Il riorientamento dell’opinione pubblica israeliana, dalle proteste contro il Governo ai balli e brindisi per strada, è stato determinato da due fattori. Il primo è stata l’uccisione di Ismail Haniyeh, leader politico di Hamas, nel cuore di Teheran, dov’era arrivato per presenziare all’insediamento del nuovo presidente iraniano Masoud Pezeshkian. La concretissima dimostrazione di quanto Netanyahu ama ripetere: possiamo colpire dove vogliamo. Tanto più importante perché applicata all’arcinemico Iran.
Ma ancor più pesante, a favore di Netanyahu, è stata la battaglia ingaggiata contro Hezbollah e l’eliminazione dei suoi leader, fino a quello supremo, Hassan Nasrallah. La strage dei palestinesi di Gaza, accompagnata dall’esito non esaltante della campagna di occupazione militare via terra, ha comunque lasciato nella società israeliana delle sacche (magari sempre più ridotte) di opposizione. Ma l’attacco a Hezbollah, percepito come una propaggine armata dell’Iran e temuto per la sua potenza militare e finanziaria, desta ben poche perplessità. Anche perché, a differenza di quanto avvenuto nella Striscia di Gaza, è stato finora accompagnato da operazioni relativamente più mirate e accompagnate da un chiaro successo, di cui la morte di Nasrallah (dopo l’eliminazione degli altri dirigenti, i bombardamenti sulle strutture militari del movimento e l’operazione dei cercapersone esplosivi) è stata solo il momento culminante.

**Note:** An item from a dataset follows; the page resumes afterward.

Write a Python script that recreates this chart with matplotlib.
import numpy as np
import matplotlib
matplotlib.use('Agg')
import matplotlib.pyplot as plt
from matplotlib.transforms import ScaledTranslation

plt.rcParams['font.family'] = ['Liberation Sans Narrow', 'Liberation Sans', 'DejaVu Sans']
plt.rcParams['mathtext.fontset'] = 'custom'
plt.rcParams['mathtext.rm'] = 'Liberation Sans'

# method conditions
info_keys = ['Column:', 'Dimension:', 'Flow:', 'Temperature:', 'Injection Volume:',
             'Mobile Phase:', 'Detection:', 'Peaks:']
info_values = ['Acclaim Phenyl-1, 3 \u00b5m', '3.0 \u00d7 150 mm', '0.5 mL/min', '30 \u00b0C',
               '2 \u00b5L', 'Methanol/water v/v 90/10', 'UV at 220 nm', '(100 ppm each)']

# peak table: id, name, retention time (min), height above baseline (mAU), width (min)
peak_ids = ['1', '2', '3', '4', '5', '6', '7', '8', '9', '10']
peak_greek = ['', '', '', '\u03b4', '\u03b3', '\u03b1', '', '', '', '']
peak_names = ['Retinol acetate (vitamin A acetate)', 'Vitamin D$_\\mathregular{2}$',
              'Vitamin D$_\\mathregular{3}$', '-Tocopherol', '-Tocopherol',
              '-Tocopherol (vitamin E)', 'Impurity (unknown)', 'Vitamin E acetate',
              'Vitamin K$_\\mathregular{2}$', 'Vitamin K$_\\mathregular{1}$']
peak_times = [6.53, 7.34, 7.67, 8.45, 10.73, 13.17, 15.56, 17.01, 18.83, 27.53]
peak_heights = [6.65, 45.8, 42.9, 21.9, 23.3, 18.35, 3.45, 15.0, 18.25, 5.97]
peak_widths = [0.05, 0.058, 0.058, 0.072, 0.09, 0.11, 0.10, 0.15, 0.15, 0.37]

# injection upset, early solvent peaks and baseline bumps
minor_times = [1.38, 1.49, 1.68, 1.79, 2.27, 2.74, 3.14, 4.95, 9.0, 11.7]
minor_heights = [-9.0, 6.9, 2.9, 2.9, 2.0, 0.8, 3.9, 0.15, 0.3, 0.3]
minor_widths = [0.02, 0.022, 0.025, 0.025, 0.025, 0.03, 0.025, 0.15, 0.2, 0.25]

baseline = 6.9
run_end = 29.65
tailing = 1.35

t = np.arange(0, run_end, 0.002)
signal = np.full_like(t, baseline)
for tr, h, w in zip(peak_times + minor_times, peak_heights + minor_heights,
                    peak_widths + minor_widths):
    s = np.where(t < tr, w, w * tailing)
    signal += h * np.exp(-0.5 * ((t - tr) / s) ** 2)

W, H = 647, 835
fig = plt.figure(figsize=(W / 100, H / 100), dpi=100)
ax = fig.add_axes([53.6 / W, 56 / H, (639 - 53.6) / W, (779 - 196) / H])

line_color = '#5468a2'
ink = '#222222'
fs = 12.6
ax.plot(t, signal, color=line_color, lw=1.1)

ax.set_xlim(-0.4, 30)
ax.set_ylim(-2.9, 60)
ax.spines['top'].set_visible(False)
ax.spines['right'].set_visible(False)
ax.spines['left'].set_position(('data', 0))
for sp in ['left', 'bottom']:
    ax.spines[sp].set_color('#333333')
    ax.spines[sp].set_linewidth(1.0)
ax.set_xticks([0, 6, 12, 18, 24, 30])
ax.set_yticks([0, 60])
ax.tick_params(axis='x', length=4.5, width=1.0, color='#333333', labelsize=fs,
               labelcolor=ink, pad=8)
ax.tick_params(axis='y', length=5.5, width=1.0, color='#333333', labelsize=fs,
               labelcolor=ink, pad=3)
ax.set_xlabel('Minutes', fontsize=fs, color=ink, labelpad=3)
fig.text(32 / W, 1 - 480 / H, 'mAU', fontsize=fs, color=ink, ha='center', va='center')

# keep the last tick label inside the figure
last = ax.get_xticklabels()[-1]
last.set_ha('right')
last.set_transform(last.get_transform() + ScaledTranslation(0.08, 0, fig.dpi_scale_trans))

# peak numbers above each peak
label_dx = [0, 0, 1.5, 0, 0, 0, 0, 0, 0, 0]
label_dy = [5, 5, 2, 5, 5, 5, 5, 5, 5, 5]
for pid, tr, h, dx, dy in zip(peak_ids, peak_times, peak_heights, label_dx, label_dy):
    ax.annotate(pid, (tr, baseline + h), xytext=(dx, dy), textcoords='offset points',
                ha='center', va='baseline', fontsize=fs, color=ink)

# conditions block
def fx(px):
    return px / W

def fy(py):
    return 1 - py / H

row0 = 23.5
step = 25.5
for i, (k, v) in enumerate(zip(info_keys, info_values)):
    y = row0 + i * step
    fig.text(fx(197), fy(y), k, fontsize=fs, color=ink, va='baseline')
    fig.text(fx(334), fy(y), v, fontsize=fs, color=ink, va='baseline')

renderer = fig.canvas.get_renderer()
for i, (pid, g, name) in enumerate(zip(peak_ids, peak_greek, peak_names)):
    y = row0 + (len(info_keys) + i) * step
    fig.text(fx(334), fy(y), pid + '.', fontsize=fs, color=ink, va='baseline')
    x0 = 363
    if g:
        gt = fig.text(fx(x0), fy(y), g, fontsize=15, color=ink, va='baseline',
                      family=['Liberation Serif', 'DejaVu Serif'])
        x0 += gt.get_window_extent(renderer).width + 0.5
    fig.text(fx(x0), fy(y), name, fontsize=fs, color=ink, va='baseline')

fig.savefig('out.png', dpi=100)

Naturalmente tutto questo ha un prezzo, non solo militare. Gli ostaggi israeliani ancora prigionieri a Gaza, un centinaio, sono stati di fatto abbandonati. Ammesso che siano ancora vivi, dopo tutto quello che è successo a Gaza e altrove. È questa peraltro la conclusione a cui è giunta l’associazione delle famiglie degli ostaggi e non da oggi, ma dal momento in cui il partito di Gideon Saar è andato a blindare la maggioranza di Netanyahu.
E poi bisognerà verificare se la vittoria di Netanyahu davvero equivale a una vittoria di Israele. Gli israeliani, in questo momento, sembrano esserne convinti. E a confortarli indubbiamente concorre il quadro internazionale: i palestinesi sono stati abbandonati al loro destino da quasi tutti, l’Iran è sempre più isolato in Medio Oriente ed è difficile immaginare che i colpi inferti a Hezbollah in Libano non siano stati in qualche modo coadiuvati da Paesi come Giordania e Arabia Saudita, che con i palestinesi e gli sciiti libanesi hanno vecchi conti da regolare. Ma creare il caos intorno per rafforzarsi all’interno è una strategia che può portare beneficio nel tempo? Lo vedremo. Perché una sola cosa pare certa: questa storia non finisce qui.